We got through both border crossings within the day again, and started making our way through El Salvador. Other than the loads of traffic we ran into trying to take a different route through the country for variety’s sake, there wasn’t much to note here. Another quick in and out.
Guatemala ended up being a really quick trip, not because I didn’t have anything else I wanted to do there this time around, but because apparently, if you aren’t out of the country for more than 90 days, you’re only allowed a 24-hour transit permit to cross it. We took the CA-2 from one end to the other, planning to this time cross into Mexico via Chiapas. The distance wasn’t far, but the road conditions gave Honduras a run for its money in terms of the sheer number, depth, and brutality of pitfalls in the middle of the road. And it was made even more treacherous by the frequent rainstorms that made it impossible to gauge where and how deep some of these chasms were (I’m never going to have straight wheels again). We made it to the Guatemala-Mexico border about six hours late due to the crock of garbage they call pavement, but the immigration officer seemed sympathetic and waved us through anyway.

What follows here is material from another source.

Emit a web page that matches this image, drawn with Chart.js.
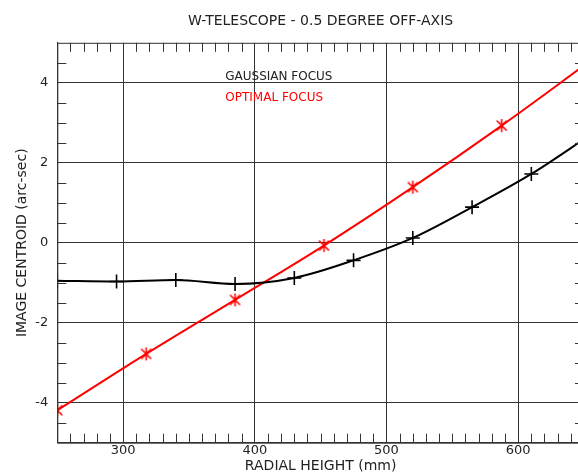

And with that, we were officially back in Mexico with 180 fresh days on our permits! I never thought I would be excited to say that, but the smooth roads, comparatively well-maintained infrastructure, and the 10 billion super-lame but super-convenient and magical Oxxo markets (basically the Mexican 7-Eleven with equally terrible hot dogs that feel like an oasis in a sea of rice and beans) were actually a welcome sight. I loved Chiapas the first time around, and this time is starting out no different! I guess in order to enjoy this country again I just needed some really bad potholes to make me appreciate it more, haha.
That said, while the end goal might be to get back to the United States, I have a whole eastern half of this country and about 15 Mexican states that I’ve never seen, so I guess this leg of the adventure isn’t over quite yet. Onward and, literally, upward!